● GIVEN INFORMATION:
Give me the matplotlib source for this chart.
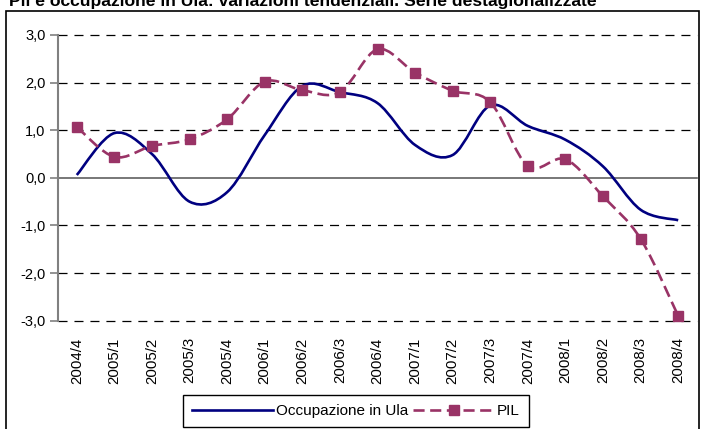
import matplotlib
matplotlib.use("Agg")
import matplotlib.pyplot as plt
from matplotlib.path import Path
from matplotlib.patches import PathPatch, Rectangle
from matplotlib.lines import Line2D

plt.rcParams['font.family'] = ['Liberation Sans', 'DejaVu Sans']
plt.rcParams['lines.scale_dashes'] = False

title = "Pil e occupazione in Ula: variazioni tendenziali. Serie destagionalizzate"
quarters = ["2004/4", "2005/1", "2005/2", "2005/3", "2005/4",
            "2006/1", "2006/2", "2006/3", "2006/4",
            "2007/1", "2007/2", "2007/3", "2007/4",
            "2008/1", "2008/2", "2008/3", "2008/4"]
occupazione = [0.06, 0.94, 0.50, -0.50, -0.30, 0.90, 1.93, 1.80, 1.57,
               0.69, 0.48, 1.52, 1.09, 0.80, 0.24, -0.67, -0.89]
pil = [1.07, 0.44, 0.67, 0.81, 1.23, 2.02, 1.84, 1.80, 2.70,
       2.21, 1.83, 1.59, 0.25, 0.39, -0.39, -1.28, -2.90]
yticks = [-3, -2, -1, 0, 1, 2, 3]

NAVY = '#000080'
PLUM = '#993366'


def smooth_path(xs, ys):
    # excel-like smoothed line: cubic bezier, catmull-rom control points
    n = len(xs)
    verts = [(xs[0], ys[0])]
    codes = [Path.MOVETO]
    for i in range(n - 1):
        x0, y0 = xs[max(i - 1, 0)], ys[max(i - 1, 0)]
        x1, y1 = xs[i], ys[i]
        x2, y2 = xs[i + 1], ys[i + 1]
        x3, y3 = xs[min(i + 2, n - 1)], ys[min(i + 2, n - 1)]
        c1 = (x1 + (x2 - x0) / 6, y1 + (y2 - y0) / 6)
        c2 = (x2 - (x3 - x1) / 6, y2 - (y3 - y1) / 6)
        verts += [c1, c2, (x2, y2)]
        codes += [Path.CURVE4] * 3
    return Path(verts, codes)


W, H = 701, 429
fig = plt.figure(figsize=(W / 100, H / 100), dpi=100)
ax = fig.add_axes([58 / W, 1 - 320.7 / H, 639 / W, 285.7 / H])

x = list(range(len(quarters)))

for v in yticks:
    if v == 0:
        ax.axhline(v, color='#606060', lw=1.2, zorder=1, clip_on=False)
    else:
        ax.axhline(v, color='black', lw=0.9, dashes=(6.5, 5), zorder=1,
                   clip_on=False)

ax.add_patch(PathPatch(smooth_path(x, occupazione), fill=False,
                       edgecolor=NAVY, lw=1.9, zorder=3))
ax.add_patch(PathPatch(smooth_path(x, pil), fill=False, edgecolor=PLUM,
                       lw=1.9, linestyle=(0, (8.5, 4)), zorder=3,
                       clip_on=False))
ax.plot(x, pil, ls='none', marker='s', ms=6.5, color=PLUM, zorder=4,
        clip_on=False)

ax.set_xlim(-0.5, len(quarters) - 0.5)
ax.set_ylim(-3, 3)
ax.set_yticks(yticks)
ax.set_yticklabels([f"{v:.1f}".replace('.', ',') for v in yticks], fontsize=10.5)
ax.set_xticks(x)
ax.set_xticklabels(quarters, rotation=90, fontsize=10.8)
ax.tick_params(axis='x', length=0, pad=12)
ax.tick_params(axis='y', length=6, width=1.2, color='#808080', pad=3)
for s in ['top', 'right', 'bottom']:
    ax.spines[s].set_visible(False)
ax.spines['left'].set_color('#808080')
ax.spines['left'].set_linewidth(1.5)

handles = [Line2D([], [], color=NAVY, lw=1.9),
           Line2D([], [], color=PLUM, lw=1.9, dashes=(8, 4), marker='s', ms=6.5)]
leg = fig.legend(handles, ["Occupazione in Ula", "PIL"], loc='center',
                 bbox_to_anchor=(356 / W, 1 - 411 / H), ncol=2, fontsize=11,
                 frameon=True, fancybox=False, edgecolor='black', framealpha=1,
                 handlelength=5.3, handletextpad=0.15, columnspacing=0.35,
                 borderpad=0.6, borderaxespad=0)
leg.get_frame().set_linewidth(1)

# outer chart border
fig.patches.append(Rectangle((5.5 / W, -0.05), 693.5 / W, 1.05 - 11 / H,
                             transform=fig.transFigure, fill=False,
                             edgecolor='black', lw=1.2))

fig.text(9 / W, 1 - 6 / H, title, fontsize=12.6, fontweight='bold',
         va='baseline', ha='left')

fig.savefig("out.png", dpi=100)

● WORK TO BE COMPLETED: Omit every picture while copying the listing above exactly.

● FULL SOLUTION:
Give me the matplotlib source for this chart.
import matplotlib
matplotlib.use("Agg")
import matplotlib.pyplot as plt
from matplotlib.path import Path
from matplotlib.patches import PathPatch, Rectangle
from matplotlib.lines import Line2D

plt.rcParams['font.family'] = ['Liberation Sans', 'DejaVu Sans']
plt.rcParams['lines.scale_dashes'] = False

title = "Pil e occupazione in Ula: variazioni tendenziali. Serie destagionalizzate"
quarters = ["2004/4", "2005/1", "2005/2", "2005/3", "2005/4",
            "2006/1", "2006/2", "2006/3", "2006/4",
            "2007/1", "2007/2", "2007/3", "2007/4",
            "2008/1", "2008/2", "2008/3", "2008/4"]
occupazione = [0.06, 0.94, 0.50, -0.50, -0.30, 0.90, 1.93, 1.80, 1.57,
               0.69, 0.48, 1.52, 1.09, 0.80, 0.24, -0.67, -0.89]
pil = [1.07, 0.44, 0.67, 0.81, 1.23, 2.02, 1.84, 1.80, 2.70,
       2.21, 1.83, 1.59, 0.25, 0.39, -0.39, -1.28, -2.90]
yticks = [-3, -2, -1, 0, 1, 2, 3]

NAVY = '#000080'
PLUM = '#993366'


def smooth_path(xs, ys):
    # excel-like smoothed line: cubic bezier, catmull-rom control points
    n = len(xs)
    verts = [(xs[0], ys[0])]
    codes = [Path.MOVETO]
    for i in range(n - 1):
        x0, y0 = xs[max(i - 1, 0)], ys[max(i - 1, 0)]
        x1, y1 = xs[i], ys[i]
        x2, y2 = xs[i + 1], ys[i + 1]
        x3, y3 = xs[min(i + 2, n - 1)], ys[min(i + 2, n - 1)]
        c1 = (x1 + (x2 - x0) / 6, y1 + (y2 - y0) / 6)
        c2 = (x2 - (x3 - x1) / 6, y2 - (y3 - y1) / 6)
        verts += [c1, c2, (x2, y2)]
        codes += [Path.CURVE4] * 3
    return Path(verts, codes)


W, H = 701, 429
fig = plt.figure(figsize=(W / 100, H / 100), dpi=100)
ax = fig.add_axes([58 / W, 1 - 320.7 / H, 639 / W, 285.7 / H])

x = list(range(len(quarters)))

for v in yticks:
    if v == 0:
        ax.axhline(v, color='#606060', lw=1.2, zorder=1, clip_on=False)
    else:
        ax.axhline(v, color='black', lw=0.9, dashes=(6.5, 5), zorder=1,
                   clip_on=False)

ax.add_patch(PathPatch(smooth_path(x, occupazione), fill=False,
                       edgecolor=NAVY, lw=1.9, zorder=3))
ax.add_patch(PathPatch(smooth_path(x, pil), fill=False, edgecolor=PLUM,
                       lw=1.9, linestyle=(0, (8.5, 4)), zorder=3,
                       clip_on=False))
ax.plot(x, pil, ls='none', marker='s', ms=6.5, color=PLUM, zorder=4,
        clip_on=False)

ax.set_xlim(-0.5, len(quarters) - 0.5)
ax.set_ylim(-3, 3)
ax.set_yticks(yticks)
ax.set_yticklabels([f"{v:.1f}".replace('.', ',') for v in yticks], fontsize=10.5)
ax.set_xticks(x)
ax.set_xticklabels(quarters, rotation=90, fontsize=10.8)
ax.tick_params(axis='x', length=0, pad=12)
ax.tick_params(axis='y', length=6, width=1.2, color='#808080', pad=3)
for s in ['top', 'right', 'bottom']:
    ax.spines[s].set_visible(False)
ax.spines['left'].set_color('#808080')
ax.spines['left'].set_linewidth(1.5)

handles = [Line2D([], [], color=NAVY, lw=1.9),
           Line2D([], [], color=PLUM, lw=1.9, dashes=(8, 4), marker='s', ms=6.5)]
leg = fig.legend(handles, ["Occupazione in Ula", "PIL"], loc='center',
                 bbox_to_anchor=(356 / W, 1 - 411 / H), ncol=2, fontsize=11,
                 frameon=True, fancybox=False, edgecolor='black', framealpha=1,
                 handlelength=5.3, handletextpad=0.15, columnspacing=0.35,
                 borderpad=0.6, borderaxespad=0)
leg.get_frame().set_linewidth(1)

# outer chart border
fig.patches.append(Rectangle((5.5 / W, -0.05), 693.5 / W, 1.05 - 11 / H,
                             transform=fig.transFigure, fill=False,
                             edgecolor='black', lw=1.2))

fig.text(9 / W, 1 - 6 / H, title, fontsize=12.6, fontweight='bold',
         va='baseline', ha='left')

fig.savefig("out.png", dpi=100)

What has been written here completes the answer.